National wildlife refuges help conserve our nation’s history as well as our natural heritage.
Consider these stops on a refuge-based African American history tour:
- The site of a historic settlement at Great Dismal Swamp National Wildlife Refuge in Virginia where, for generations, people who escaped from slavery defied bounty hunters
- The birthplace of the intrepid Harriet Tubman at what is now Blackwater National Wildlife Refuge in Maryland. After escaping slavery, she returned to the area several times to lead dozens to freedom
- One of the best-protected Gullah communities at Waccamaw National Wildlife Refuge in South Carolina
- Bombay Hook National Wildlife Refuge in Delaware, where an all African American CCC (Civilian Conservation Corps) crew worked
- Holt Collier National Wildlife Refuge in Mississippi, named for the African American Civil War veteran who was President Theodore Roosevelt’s guide during the president’s bear hunts of 1902 and 1907.

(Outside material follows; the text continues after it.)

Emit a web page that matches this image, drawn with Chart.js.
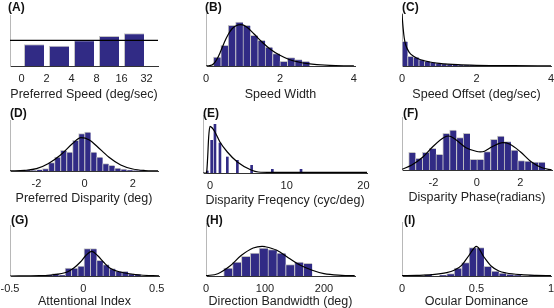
<!DOCTYPE html>
<html>
<head>
<meta charset="utf-8">
<script src="https://cdn.jsdelivr.net/npm/chart.js@4.4.1/dist/chart.umd.min.js"></script>
<style>
  html, body { margin: 0; padding: 0; background: #fff; width: 554px; height: 308px; overflow: hidden; }
  canvas { position: absolute; }
  .tag { position: absolute; font: bold 12px "Liberation Sans", Arial, sans-serif; line-height: 12px; color: #111; }
</style>
</head>
<body>
<script>
'use strict'

// (A) preferred speed, one bar per octave bin
const speedTickLabels = ['0', '2', '4', '8', '16', '32'];
const speedBins = [0.5, 1.5, 2.5, 3.5, 4.5];
const speedCounts = [21.7, 20.3, 25.7, 30, 32.7];
const speedMean = 25.7;

// (B) speed width
const widthBins = [0.3, 0.5, 0.7, 0.9, 1.1, 1.3, 1.5, 1.7, 1.9, 2.1, 2.3, 2.5, 2.7];
const widthCounts = [9, 20.7, 40.7, 44, 40.7, 30.7, 25.7, 19, 12.3, 4.7, 8.3, 6.3, 4.7];
const widthFitX = [0, 0.1, 0.2, 0.3, 0.4, 0.5, 0.6, 0.7, 0.8, 0.95, 1.1, 1.3, 1.5, 1.75, 2, 2.25, 2.5, 2.75, 3, 3.5, 4];
const widthFitY = [0, 0.3, 2, 7, 15, 24, 31.5, 37, 40, 41.3, 39, 32, 24.5, 16.5, 10.7, 6.5, 4, 2.3, 1.3, 0.4, 0.1];

// (C) speed offset
const offsetBins = [0.075, 0.225, 0.375, 0.525, 0.675, 0.825, 0.975, 1.125, 1.275, 1.425, 1.575, 1.725, 1.875, 2.025];
const offsetCounts = [24.7, 9.7, 9, 6.3, 4.7, 4, 3, 2.3, 1.7, 1.3, 1, 0.7, 0.7, 0.3];
const offsetFitX = [0, 0.03, 0.06, 0.1, 0.2, 0.3, 0.5, 0.75, 1, 1.5, 2, 3, 4];
const offsetFitY = [52, 38, 28, 21, 13.3, 10, 6.3, 4, 2.7, 1.3, 0.7, 0.3, 0.2];

// (D) preferred disparity
const dispBins = [-2.375, -2.125, -1.875, -1.625, -1.375, -1.125, -0.875, -0.625, -0.375, -0.125,
  0.125, 0.375, 0.625, 0.875, 1.125, 1.375, 1.625, 1.875, 2.125, 2.375];
const dispCounts = [0.7, 0.3, 1.3, 2.3, 8.3, 14, 20.7, 19, 30.7, 37.3, 39, 19, 14, 7.3, 5.7, 3, 2, 1, 0.3, 0.7];
const dispFitX = [-3.1, -2.5, -2, -1.5, -1, -0.5, -0.15, 0.2, 0.5, 1, 1.5, 2, 2.5, 3.05];
const dispFitY = [0.1, 0.6, 2.3, 7.5, 16, 27.5, 33.3, 31, 25, 14, 6, 2, 0.5, 0.1];

// (E) disparity frequency
const freqBins = [-0.35, 0.22, 0.65, 1.3, 2.26, 3.57, 5.43, 8.13, 11.87];
const freqCounts = [2, 32.7, 48.7, 30, 16, 12.7, 7.7, 3.7, 3.7];
const freqFitX = [-0.91, -0.5, -0.43, -0.3, -0.17, 0, 0.3, 0.65, 1.3, 2.26, 3.57, 5.43, 6.3, 8, 20.5];
const freqFitY = [0, 0, 1, 16, 36, 46.7, 45, 41, 31, 21, 11, 2.7, 1, 0.6, 0.6];

// (F) disparity phase
const phaseBins = [-2.985, -2.670, -2.356, -2.042, -1.728, -1.414, -1.100, -0.785, -0.471, -0.157,
  0.157, 0.471, 0.785, 1.100, 1.414, 1.728, 2.042, 2.356, 2.670, 2.985];
const phaseCounts = [17.7, 11.7, 17.7, 21.7, 15.7, 36.7, 40, 32.3, 36.7, 10.7, 10.7, 18.3, 30.7, 34, 28.3, 20, 9.3, 9, 8, 8];
const phaseFitX = [-3.45, -3, -2.5, -2, -1.5, -1.3, -1, -0.5, 0, 0.15, 0.35, 0.7, 1.2, 1.5, 2, 2.5, 3, 3.45];
const phaseFitY = [0.7, 5, 12.7, 24, 32.7, 34, 30.7, 22.3, 18.5, 18.2, 18.8, 23.3, 27.3, 26, 18.3, 8.3, 2.3, 0];

// (G) attentional index
const attnBins = [-0.232, -0.189, -0.146, -0.103, -0.060, -0.017, 0.026, 0.069, 0.112, 0.155, 0.198, 0.241, 0.284, 0.327, 0.370];
const attnCounts = [1.3, 2.3, 0.7, 8, 8, 10, 27.3, 27.3, 15.7, 11.3, 7.3, 5, 4.7, 2.3, 1.7];
const attnFitX = [-0.5, -0.3, -0.22, -0.11, -0.065, -0.02, 0.02, 0.057, 0.1, 0.137, 0.18, 0.25, 0.39, 0.516];
const attnFitY = [0, 0.3, 1, 4, 8, 14, 21, 24.7, 20, 14, 8, 4, 1, 0.2];

// (H) direction bandwidth
const bwBins = [37.5, 52.5, 67.5, 82.5, 97.5, 112.5, 127.5, 142.5, 157.5, 172.5];
const bwCounts = [8, 14, 19.7, 23, 28, 26.3, 23, 11.3, 14, 12.7];
const bwFitX = [0, 20, 40, 60, 80, 95, 100, 120, 140, 160, 180, 200, 230, 252];
const bwFitY = [0.3, 2.3, 9.7, 20.7, 28, 29.7, 29.3, 25.7, 18, 10.7, 5.7, 2.3, 0.7, 0.3];

// (I) ocular dominance
const odBins = [0.025, 0.175, 0.275, 0.325, 0.375, 0.425, 0.475, 0.525, 0.575, 0.625, 0.675, 0.725, 0.775, 0.875];
const odCounts = [0.7, 1.3, 0.7, 2.3, 8, 13.3, 28.3, 28.3, 9.7, 5, 3, 1.7, 1, 0.7];
const odFitX = [0, 0.1, 0.2, 0.3, 0.35, 0.4, 0.45, 0.5, 0.55, 0.6, 0.65, 0.7, 0.8, 0.9, 1];
const odFitY = [0.3, 0.6, 1.3, 3.3, 5.7, 10.7, 20.7, 29.7, 19, 9.7, 5, 3, 1.3, 0.6, 0.3];

const barColor = '#312b85';
const edgeColor = '#c4c4c4';
const padL = 16, padR = 14, padT = 2, axisH = 39;
// gap under the axis title, one per row of panels
const rowTitleGap = [2.5, 4, 6];

Chart.defaults.font.family = '"Liberation Sans", Arial, sans-serif';

let panels = [
  {row: 0, tag: '(A)', tagX: 8, tagY: 1, left: 10, right: 158, top: 15, base: 66, xMin: -0.46, xMax: 5.46,
   ticks: [0, 1, 2, 3, 4, 5], tickLabels: speedTickLabels, title: 'Preferred Speed (deg/sec)',
   bins: speedBins, counts: speedCounts, meanLine: speedMean, catPct: 0.8},
  {row: 0, tag: '(B)', tagX: 205, tagY: 1, left: 206, right: 355, top: 13, base: 66, xMin: 0, xMax: 4.03,
   ticks: [0, 2, 4], title: 'Speed Width', bins: widthBins, counts: widthCounts, fitX: widthFitX, fitY: widthFitY},
  {row: 0, tag: '(C)', tagX: 402, tagY: 1, left: 402, right: 551, top: 13, base: 66, xMin: 0, xMax: 4,
   ticks: [0, 2, 4], title: 'Speed Offset (deg/sec)', bins: offsetBins, counts: offsetCounts, fitX: offsetFitX, fitY: offsetFitY},
  {row: 1, tag: '(D)', tagX: 10, tagY: 107, left: 10, right: 158, top: 120, base: 171, xMin: -3.1, xMax: 3.05,
   ticks: [-2, 0, 2], title: 'Preferred Disparity (deg)', bins: dispBins, counts: dispCounts, fitX: dispFitX, fitY: dispFitY},
  {row: 1, tag: '(E)', tagX: 203, tagY: 107, left: 203, right: 367, top: 115, base: 173, xMin: -0.91, xMax: 20.47,
   ticks: [0, 10, 20], title: 'Disparity Freqency (cyc/deg)', bins: freqBins, counts: freqCounts, fitX: freqFitX, fitY: freqFitY, thin: true},
  {row: 1, tag: '(F)', tagX: 403, tagY: 107, left: 402, right: 552, top: 117, base: 170, xMin: -3.45, xMax: 3.46,
   ticks: [-2, 0, 2], title: 'Disparity Phase(radians)', bins: phaseBins, counts: phaseCounts, fitX: phaseFitX, fitY: phaseFitY},
  {row: 2, tag: '(G)', tagX: 11, tagY: 214, left: 10, right: 159, top: 225, base: 276, xMin: -0.5, xMax: 0.516,
   ticks: [-0.5, 0, 0.5], title: 'Attentional Index', bins: attnBins, counts: attnCounts, fitX: attnFitX, fitY: attnFitY},
  {row: 2, tag: '(H)', tagX: 206, tagY: 214, left: 206, right: 355, top: 223, base: 276, xMin: 0, xMax: 252.5,
   ticks: [0, 100, 200], title: 'Direction Bandwidth (deg)', bins: bwBins, counts: bwCounts, fitX: bwFitX, fitY: bwFitY},
  {row: 2, tag: '(I)', tagX: 404, tagY: 214, left: 402, right: 551, top: 222, base: 276, xMin: 0, xMax: 1,
   ticks: [0, 0.5, 1], title: 'Ocular Dominance', bins: odBins, counts: odCounts, fitX: odFitX, fitY: odFitY}
];

function drawPanel(p) {
  let plotW = p.right - p.left;
  let plotH = p.base - p.top;
  let canvas = document.createElement('canvas');
  canvas.width = plotW + padL + padR;
  canvas.height = plotH + padT + axisH;
  canvas.style.left = (p.left - padL) + 'px';
  canvas.style.top = (p.top - padT) + 'px';
  document.body.appendChild(canvas);

  let tag = document.createElement('div');
  tag.className = 'tag';
  tag.textContent = p.tag;
  tag.style.left = p.tagX + 'px';
  tag.style.top = p.tagY + 'px';
  document.body.appendChild(tag);

  let bars = {
    type: 'bar',
    order: 1,
    data: p.bins.map((x, i) => ({x: x, y: p.counts[i]})),
    backgroundColor: barColor,
    borderColor: edgeColor,
    borderWidth: p.thin ? 0 : {left: 1, top: 1, right: 0, bottom: 0},
    barPercentage: 1,
    categoryPercentage: p.catPct || 1
  };
  if (p.thin) bars.barThickness = 2;

  let datasets = [bars];
  if (p.fitX) {
    datasets.push({
      type: 'line',
      order: 0,
      data: p.fitX.map((x, i) => ({x: x, y: p.fitY[i]})),
      borderColor: '#000',
      borderWidth: 1.2,
      pointRadius: 0,
      cubicInterpolationMode: 'monotone'
    });
  }
  if (p.meanLine !== undefined) {
    datasets.push({
      type: 'line',
      order: 0,
      data: [{x: p.xMin, y: p.meanLine}, {x: p.xMax, y: p.meanLine}],
      borderColor: '#000',
      borderWidth: 1.2,
      pointRadius: 0
    });
  }

  new Chart(canvas, {
    type: 'bar',
    data: {datasets: datasets},
    options: {
      responsive: false,
      animation: false,
      layout: {padding: {left: padL, right: padR, top: padT, bottom: 0}},
      plugins: {legend: {display: false}, tooltip: {enabled: false}},
      scales: {
        x: {
          type: 'linear',
          min: p.xMin,
          max: p.xMax,
          offset: false,
          grid: {display: false, drawTicks: false, offset: false},
          border: {display: true, color: '#333', width: 1},
          ticks: {
            padding: 6, color: '#222', font: {size: 11}, autoSkip: false, maxRotation: 0,
            callback: (v, i) => p.tickLabels ? p.tickLabels[i] : String(v)
          },
          afterBuildTicks: s => { s.ticks = p.ticks.map(v => ({value: v})); },
          afterFit: s => { s.height = axisH; },
          title: {display: true, text: p.title, color: '#222', font: {size: 12.5},
                  padding: {top: 0, bottom: rowTitleGap[p.row]}}
        },
        y: {
          min: 0,
          max: plotH,
          grid: {display: false, drawTicks: false},
          ticks: {display: false},
          border: {display: true, color: '#b8b8b8', width: 1},
          afterFit: s => { s.width = 0; }
        }
      }
    }
  });
}

panels.forEach(drawPanel);
</script>
</body>
</html>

At Great Dismal Swamp Refuge, archeologists are studying the sites of a settlement occupied for two centuries by once-enslaved African Americans and their descendants. You can’t reach the remote dig sites. But you can take a boardwalk trail to a pavilion with interpretive panels telling how runaways survived the swamp’s heat and venomous snakes. In 2004 the refuge was named part of the National Park Service’s Underground Railroad Network to Freedom because the swamp offered some a treacherous escape from slavery.
Abolitionist Harriet Tubman spent her childhood doing forced labor on farms on or near Blackwater Refuge. After she escaped slavery, her knowledge of the area’s woodlands and swamps helped her lead others to freedom. Blackwater Refuge protects much of the landscape that formed Tubman’s early experience and is a stop on the Harriet Tubman Underground Railroad Byway. The Harriet Tubman Underground Railroad State Park is across the street from the refuge. In 2021 archaeologists found the site of the Tubman family cabin on land that Blackwater Refuge acquired the previous year.
At Waccamaw Refuge, you can learn about the Gullah community along the refuge boundary on Sandy Island, where freed African Americans and their descendants were deeded land after the Civil War. Gullahs, Creole people of West African ancestry, produced rice in what was one of the first African American-owned businesses in South Carolina. Islanders still schedule their lives by the tide. They commute to work by private boat.
At Bombay Hook Refuge, you can see the marshes off Bombay Hook Island where those fleeing slavery reportedly hid to board boats for New Jersey and freedom. You can also hear about a rebellion at the Whitehall Plantation — on what is now refuge land — fueled by people enslaved at Whitehall. And you can see a typical menu for that CCC crew, whose most important job was mosquito control.
At Holt Collier Refuge, you can learn about the refuge’s namesake: a man born into slavery who became a soldier for the Confederacy, a Texas cowboy and a hunter who felled more than 3,000 bears — more than the number killed by Daniel Boone and Davy Crockett combined. Collier was the African American guide who led President Theodore Roosevelt on the 1902 Mississippi hunting trip in which the president refused to shoot a bear. The incident inspired a toymaker to create the popular "teddy" bear.